# Poisson Process problem. Is this solution correct?

How are you, people? Before anything, let me tell you that my native language is spanish, and I never wrote about math in english, so please bear with me if I translate some terms incorrectly. I will try to keep it understandable.

Anyways, I need help with a certain problem. My teacher says that I did it wrong; I cannot really see why. She says that I cannot use the theorem I applied because the number of arrivals is unknown, which sounds really strange to me, but let me show you the statement of the problem:

Passengers arrive at a train platform following a Poisson process of intensity 30 per minute. The passengers start arriving at 4:00. Calculate the expected value of the total wait time of all the passengers if the train leaves at 4:15.

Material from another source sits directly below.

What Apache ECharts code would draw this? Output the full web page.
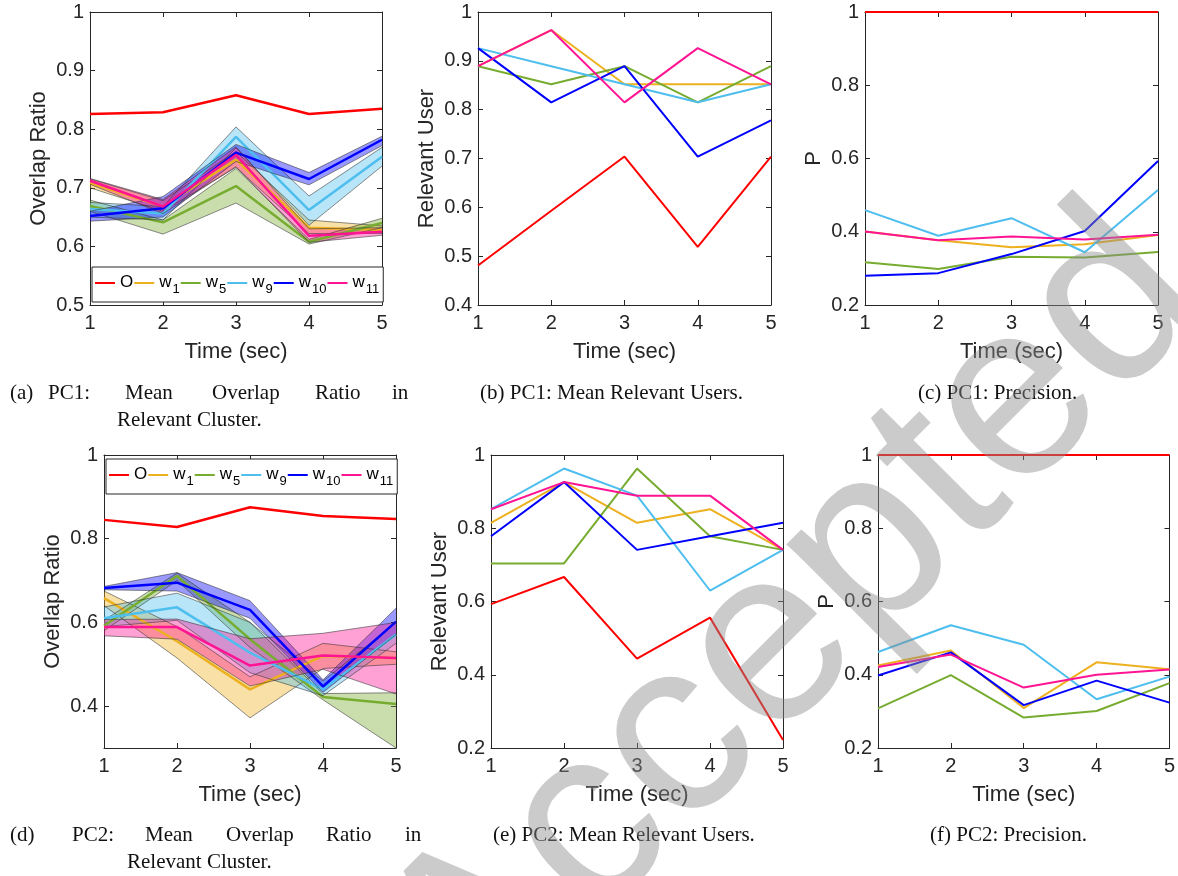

The statement was something like that; all the important info is there anyways; there were no other conditions. So, my solution is the following:

Let $T_i$ be the time of arrival of the $i$-th passenger, in minutes from 4:00. Let $N$ be the amount of arrivals between 4:00 and 4:15. Let $T$ be the total wait time, such that...

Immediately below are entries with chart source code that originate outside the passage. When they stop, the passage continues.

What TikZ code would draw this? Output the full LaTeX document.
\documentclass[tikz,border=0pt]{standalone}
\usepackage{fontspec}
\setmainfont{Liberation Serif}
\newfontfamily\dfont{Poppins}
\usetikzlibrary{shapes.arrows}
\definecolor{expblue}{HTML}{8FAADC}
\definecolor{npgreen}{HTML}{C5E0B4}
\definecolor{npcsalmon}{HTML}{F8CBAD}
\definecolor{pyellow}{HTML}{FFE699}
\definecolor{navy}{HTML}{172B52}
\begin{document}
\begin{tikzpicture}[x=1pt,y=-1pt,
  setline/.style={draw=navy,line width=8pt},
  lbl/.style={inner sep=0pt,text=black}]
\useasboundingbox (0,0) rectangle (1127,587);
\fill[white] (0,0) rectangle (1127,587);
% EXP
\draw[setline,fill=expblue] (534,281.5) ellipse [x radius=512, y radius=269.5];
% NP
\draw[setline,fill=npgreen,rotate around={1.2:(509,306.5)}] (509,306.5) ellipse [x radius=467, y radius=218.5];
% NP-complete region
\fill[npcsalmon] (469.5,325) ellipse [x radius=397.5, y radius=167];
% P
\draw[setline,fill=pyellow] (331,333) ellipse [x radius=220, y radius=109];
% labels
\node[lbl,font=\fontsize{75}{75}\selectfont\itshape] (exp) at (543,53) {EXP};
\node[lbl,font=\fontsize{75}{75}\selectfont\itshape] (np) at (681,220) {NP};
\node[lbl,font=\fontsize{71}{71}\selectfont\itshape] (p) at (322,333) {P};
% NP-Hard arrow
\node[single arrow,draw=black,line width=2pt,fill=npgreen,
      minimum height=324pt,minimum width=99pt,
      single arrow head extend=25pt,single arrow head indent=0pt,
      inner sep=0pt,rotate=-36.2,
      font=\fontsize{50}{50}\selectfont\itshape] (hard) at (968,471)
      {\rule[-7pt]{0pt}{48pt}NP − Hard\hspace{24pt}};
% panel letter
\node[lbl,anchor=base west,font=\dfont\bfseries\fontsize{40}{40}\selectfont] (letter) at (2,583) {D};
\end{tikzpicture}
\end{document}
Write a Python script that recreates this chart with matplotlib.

$$T = \sum^N_{i = 1}\,(15 - T_i)$$

So far so good. Now what I did is the following. I condition by $N = n$ such that...

$$E[\,T\,] = E[\,E[\,T\,|\,N = n\,]\,] = E[\,E[\,\sum^N_{i = 1}\,(15 - T_i)\,|\,N = n\,]\,]$$

Now there is a theorem that states that, given $n$ arrivals of a Poisson process in the time interval $[0, t]$, the arrival times are independent and identically distributed as uniform $[0, t]$ variables. This is where I supposedly messed up; my teacher says this is not valid since $n$ is unknown, and I had to use the Gamma. This sounds really strange to me; I mean, if the experiment was done, $N$ had to take a value, and the result I get doesn't really depend on the actual $n$, but the expected value of $N$, and I do not really see why the theorem will stop being valid because the amount of arrivals was not stated.

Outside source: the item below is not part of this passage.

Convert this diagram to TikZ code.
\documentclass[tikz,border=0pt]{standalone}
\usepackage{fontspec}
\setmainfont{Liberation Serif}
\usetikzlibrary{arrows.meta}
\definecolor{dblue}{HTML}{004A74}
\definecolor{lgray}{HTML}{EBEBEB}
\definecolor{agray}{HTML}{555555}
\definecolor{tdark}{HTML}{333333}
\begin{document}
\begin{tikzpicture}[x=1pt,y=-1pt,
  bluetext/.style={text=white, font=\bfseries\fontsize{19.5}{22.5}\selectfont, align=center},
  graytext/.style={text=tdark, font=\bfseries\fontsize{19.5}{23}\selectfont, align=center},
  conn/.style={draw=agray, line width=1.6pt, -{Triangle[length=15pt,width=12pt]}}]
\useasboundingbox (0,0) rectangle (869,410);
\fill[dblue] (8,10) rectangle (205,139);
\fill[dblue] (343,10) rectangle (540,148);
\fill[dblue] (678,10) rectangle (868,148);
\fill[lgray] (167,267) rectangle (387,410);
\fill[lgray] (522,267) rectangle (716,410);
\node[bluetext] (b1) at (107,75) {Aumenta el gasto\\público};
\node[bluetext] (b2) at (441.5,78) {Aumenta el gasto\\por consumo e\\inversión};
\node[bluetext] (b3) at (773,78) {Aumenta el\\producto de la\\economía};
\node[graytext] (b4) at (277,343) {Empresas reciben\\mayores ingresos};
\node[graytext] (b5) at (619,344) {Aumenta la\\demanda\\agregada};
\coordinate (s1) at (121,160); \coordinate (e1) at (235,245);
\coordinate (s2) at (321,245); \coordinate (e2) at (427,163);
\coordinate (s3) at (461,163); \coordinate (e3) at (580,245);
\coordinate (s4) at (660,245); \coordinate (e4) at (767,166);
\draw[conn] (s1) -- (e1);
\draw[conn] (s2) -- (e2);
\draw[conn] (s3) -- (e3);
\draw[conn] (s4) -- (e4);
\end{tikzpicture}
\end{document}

I proceed like this: by the previously stated theorem, this reduces to...

$$E[\,T\,] = E[\,N(15 - E[T_i])\,] = E[\,N(15 - 7.5)\,] = 7.5\,E[\,N\,]$$

Now $N$ is the amount of arrivals of a Poisson process of intensity 30 per minute, with $t = 15$. So...

$$E[\,T\,] = 7.5\,E[\,N\,] = 7.5 \times 30 \times 15 = 3375$$

... and this is my final result, which makes sense to me. If, on average, 30 people arrive at the platform per minute, and on average, each one of them waits 7.5 minutes because all intervals are independent and no one is preferable over the others, then the average total wait time should be $7.5 \times 30 \times 15$.

Thank you very much for taking your time with this. Have a nice day.

More precisely, given that $N=n$, the arrival times have the same distribution as the order statistics $U_{(1)}<U_{(2)}<\cdots<U_{(n)}$ of an iid sample $(U_1,U_2,\ldots,U_n)$ from the uniform(0,15) distribution. Because $\sum_{i=1}^n U_{(i)} =\sum_{i=1}^n U_i$, \eqalign{ E\left(\sum_{i=1}^N(15-T_i)\Big|N=n\right)&=E\left(\sum_{i=1}^n(15-U_{(i)})\right)\cr &=E\left(\sum_{i=1}^n(15-U_{i})\right)=nE(15-U_1)\cr &=15n/2.\cr } Your method is correct (if a little imprecisely expressed) and your answer is correct.

• Thank you very much! I need 15 reputation to up vote, however. Nov 6, 2014 at 18:27
• "Your method is correct" Very far from it.
– Did
Aug 9, 2017 at 8:53